According to the CGA, there are more than 100 billion feet of underground utilities in the United States. On average, one of these utility lines is damaged every six minutes as a result of a digging project.
"Knowing where underground utilities are helps the homeowner or contractor avoid possible injury or even death, as well as service disruptions that could be caused by unknowingly damaging these facilities when digging," according to the CGA site.
In addition to the safety concerns that accompany digging without proper notification, anyone who strikes a utility line as a result of failure to notify 811, according to the CGA, can be subject to significant fines and/or financial responsibility for repairs.
CGA also has a page that provides a summary of the events being staged this month by various CGA members around the country.

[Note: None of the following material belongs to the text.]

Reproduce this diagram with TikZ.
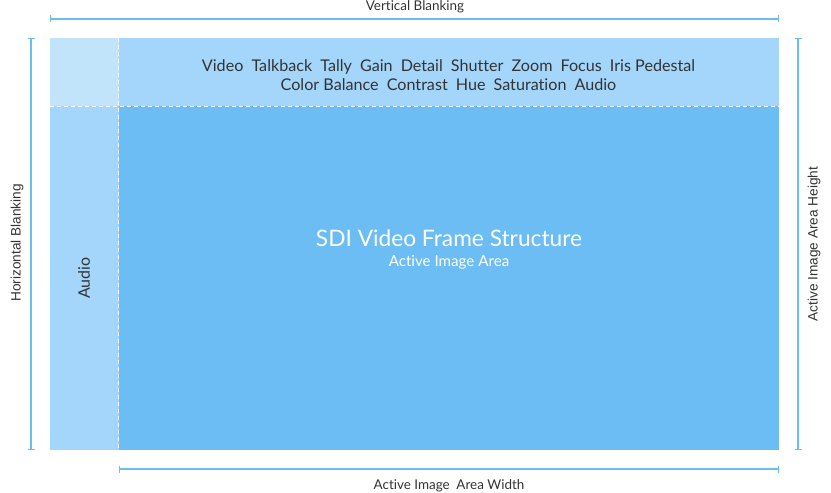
\documentclass[tikz,border=0pt]{standalone}
\usepackage{fontspec}
\setmainfont{Lato}[Ligatures=NoCommon]
\newfontfamily\arialf{Liberation Sans}
\usetikzlibrary{arrows.meta}
\definecolor{corner}{HTML}{C2E4FB}
\definecolor{band}{HTML}{A3D6FA}
\definecolor{main}{HTML}{6CBDF3}
\definecolor{dimc}{HTML}{6CBDF3}
\definecolor{txt}{HTML}{333333}
\begin{document}
\begin{tikzpicture}[x=1bp,y=-1bp,
  region/.style={draw=none,inner sep=0pt,outer sep=0pt,anchor=north west},
  dimline/.style={draw=dimc,line width=1.3bp,{Bar[width=7bp,line width=1.3bp]}-{Bar[width=7bp,line width=1.3bp]}},
  divider/.style={draw=white,line width=0.9bp,dash pattern=on 4bp off 3bp},
  lbl/.style={text=txt,inner sep=0pt,font=\fontsize{13.5}{16}\selectfont},
  albl/.style={text=txt,inner sep=0pt,font=\arialf\fontsize{13.7}{16}\selectfont,rotate=90},
  params/.style={text=txt,inner sep=0pt,align=center,font=\fontsize{16.2}{19}\selectfont}]
\useasboundingbox (0,0) rectangle (831,493);
% regions
\node[region,fill=corner,minimum width=68.5bp,minimum height=68bp] (corner) at (50,38) {};
\node[region,fill=band,minimum width=660.5bp,minimum height=68bp] (top) at (118.5,38) {};
\node[region,fill=band,minimum width=68.5bp,minimum height=344bp] (left) at (50,106) {};
\node[region,fill=main,minimum width=660.5bp,minimum height=344bp] (main) at (118.5,106) {};
% dashed dividers
\draw[divider] (corner.north east) -- (left.south east);
\draw[divider] (corner.south west) -- (top.south east);
% texts
\node[params] (plist) at (448.5,75.5) {Video\enspace Talkback\enspace Tally\enspace Gain\enspace Detail\enspace Shutter\enspace Zoom\enspace Focus\enspace Iris Pedestal\\Color Balance\enspace Contrast\enspace Hue\enspace Saturation\enspace Audio};
\node[text=white,inner sep=0pt,font=\fontsize{22.8}{26}\selectfont] (title) at (449,238) {SDI Video Frame Structure};
\node[text=white,inner sep=0pt,font=\fontsize{15.2}{18}\selectfont] (sub) at (449,262) {Active Image Area};
\node[lbl,rotate=90,font=\fontsize{16}{18}\selectfont] (audio) at (84,278) {Audio};
% dimension lines
\coordinate (vbA) at (50,19);
\coordinate (vbB) at (779,19);
\draw[dimline] (vbA) -- (vbB);
\node[lbl] (vbl) at (415,6.5) {Vertical Blanking};
\coordinate (hbA) at (31,38);
\coordinate (hbB) at (31,450);
\draw[dimline] (hbA) -- (hbB);
\node[albl] (hbl) at (17,243) {Horizontal Blanking};
\coordinate (ahA) at (798,38);
\coordinate (ahB) at (798,450);
\draw[dimline] (ahA) -- (ahB);
\node[albl] (ahl) at (814,244) {Active Image Area Height};
\coordinate (awA) at (118.5,469);
\coordinate (awB) at (779,469);
\draw[dimline] (awA) -- (awB);
\node[lbl] (awl) at (449,485.5) {Active Image\enspace Area Width};
\end{tikzpicture}
\end{document}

A number of electric utilities around the country have also taken time to publicize National Safe Digging Month. New Jersey-based Public Service Electric and Gas (PSE&G), for example, noted in its press release that, in 2015, the utility responded to over 360,000 mark-out requests called into the New Jersey 811 call center.
"Despite this high number of mark-out requests, almost 30 percent of damages to PSE&G facilities were the result of people digging without first calling 811," the press release added.
The press release also added, "Every digging project, even a small project like planting a tree or building a deck with hand tools, requires a call to 811."